The General Principle of Relativity Applied to the Rutherford-Bohr Atom-Model

Application of the general principle of relativity to the Rutherford-Bohr atom.—In this atom the possible electron orbits are determined according to mechanical principles, then the actual orbits are selected by the quantum conditions. In computing the possible orbits, Bohr assumed classical mechanics, Sommerfeld applied the special theory of relativity with marked success, and now his assumptions are further generalized.

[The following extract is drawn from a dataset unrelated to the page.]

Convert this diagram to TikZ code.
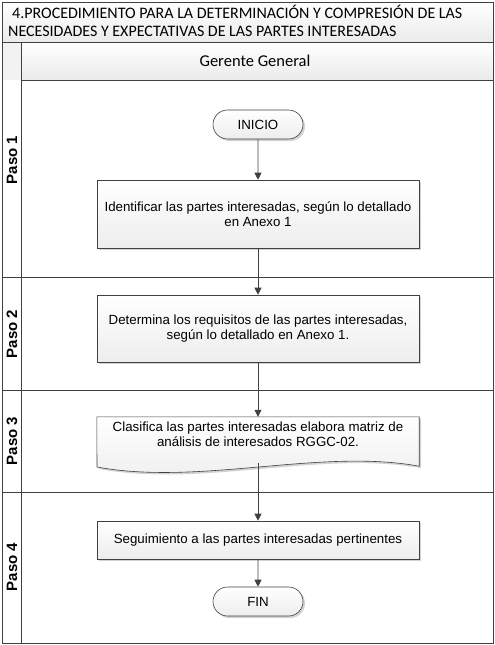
\documentclass[tikz,border=0pt]{standalone}
\usepackage{fontspec}
\setmainfont{Liberation Sans}
\newfontfamily\titlefont{Carlito}
\usetikzlibrary{arrows.meta,shadows,shapes.misc}
\definecolor{linec}{HTML}{404040}
\begin{document}
\begin{tikzpicture}[x=1pt,y=-1pt,
  frame/.style={draw=linec,line width=0.8pt},
  hdrfill/.style={top color=white,bottom color=gray!16},
  procbox/.style={draw=linec,line width=0.6pt,top color=white,bottom color=gray!14,
    minimum width=322pt,align=center,inner sep=2pt,
    font=\fontsize{13.3}{15.5}\selectfont,
    drop shadow={shadow xshift=2pt,shadow yshift=-2pt,opacity=0.35,fill=gray}},
  termbox/.style={draw=linec,line width=0.6pt,rounded rectangle,top color=white,bottom color=gray!14,
    minimum width=94pt,minimum height=29pt,inner sep=2pt,
    font=\fontsize{13.3}{15}\selectfont,
    drop shadow={shadow xshift=2pt,shadow yshift=-2pt,opacity=0.35,fill=gray}},
  flow/.style={draw=linec,line width=0.8pt,-{Triangle[length=7pt,width=7pt]}},
  pasolbl/.style={rotate=90,font=\bfseries\fontsize{15}{15}\selectfont}
]
\useasboundingbox (0,0) rectangle (495,645);
% title and header
\path[hdrfill] (2,2) rectangle (493,42);
\path[hdrfill] (21,42) rectangle (493,80);
\path[fill=gray!10] (2,42) rectangle (21,80);
\node[anchor=north west,align=left,inner sep=0pt,font=\titlefont\fontsize{16}{18}\selectfont] (title) at (8,4.5)
  {\hspace{4pt}4.PROCEDIMIENTO PARA LA DETERMINACIÓN Y COMPRESIÓN DE LAS\\NECESIDADES Y EXPECTATIVAS DE LAS PARTES INTERESADAS};
\node[font=\titlefont\fontsize{16.5}{16.5}\selectfont] (role) at (255,60.5) {Gerente General};
% lanes
\draw[frame] (2,42) -- (493,42);
\draw[frame] (21,42) -- (21,643);
\draw[frame] (21,80) -- (493,80);
\draw[frame] (2,277) -- (493,277);
\draw[frame] (2,390) -- (493,390);
\draw[frame] (2,492) -- (493,492);
\draw[frame] (2,2) rectangle (493,643);
\node[pasolbl] (p1) at (12,160) {Paso 1};
\node[pasolbl] (p2) at (12,334) {Paso 2};
\node[pasolbl] (p3) at (12,441) {Paso 3};
\node[pasolbl] (p4) at (12,567) {Paso 4};
% flow
\node[termbox] (ini) at (258,124.5) {INICIO};
\node[procbox,minimum height=68pt] (b1) at (258,214) {Identificar las partes interesadas, según lo detallado\\en Anexo 1};
\node[procbox,minimum height=67pt] (b2) at (258,328.5) {Determina los requisitos de las partes interesadas,\\según lo detallado en Anexo 1.};
% document shape
\node[minimum width=322pt,minimum height=45pt,inner sep=0pt] (b3) at (258,439.5) {};
\path[draw=linec,line width=0.6pt,top color=white,bottom color=gray!14,
    drop shadow={shadow xshift=2pt,shadow yshift=-2pt,opacity=0.35,fill=gray}]
  (b3.north west) -- (b3.north east) -- ([yshift=-4pt]b3.south east)
  .. controls (320,448) and (200,486) .. (97,467) -- cycle;
\node[align=center,font=\fontsize{13.3}{15.5}\selectfont] (b3t) at (258,434)
  {Clasifica las partes interesadas elabora matriz de\\análisis de interesados RGGC-02.};
\node[procbox,minimum height=38pt] (b4) at (258,540) {Seguimiento a las partes interesadas pertinentes};
\node[termbox] (fin) at (258,601.5) {FIN};
\draw[flow] (ini) -- (b1);
\draw[flow] (b1) -- (b2);
\draw[flow] (b2) -- (b3.north);
\draw[flow] ([yshift=-1pt]b3.south) -- (b4);
\draw[flow] (b4) -- (fin);
\end{tikzpicture}
\end{document}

In the expression for the world line element $\mathrm{ds}$ in polar coördinates, the potential functions $\gamma$ and ${\gamma }^{\prime }$ are put equal to ($1+\frac{a\kappa }{r}+\frac{b{\kappa }^2}{r^2}$) and ($1+\frac{a^{\prime }\kappa }{r}$) respectively, where $\kappa$ is the ratio of potential energy to mass. The quantum assumptions are the same as Sommerfeld's, with generalized $\mathrm{ds}$, with an additional alternative assumption that the radial expression involves ${\gamma }^{\prime }$. These lead to expressions for the energy in which all the constants are known from experimental results, except $B$ which Sommerfeld puts equal to 1/4 but which has not yet been experimentally determined. The method here used for the atom is the same as Eddington used for a macrocosmos.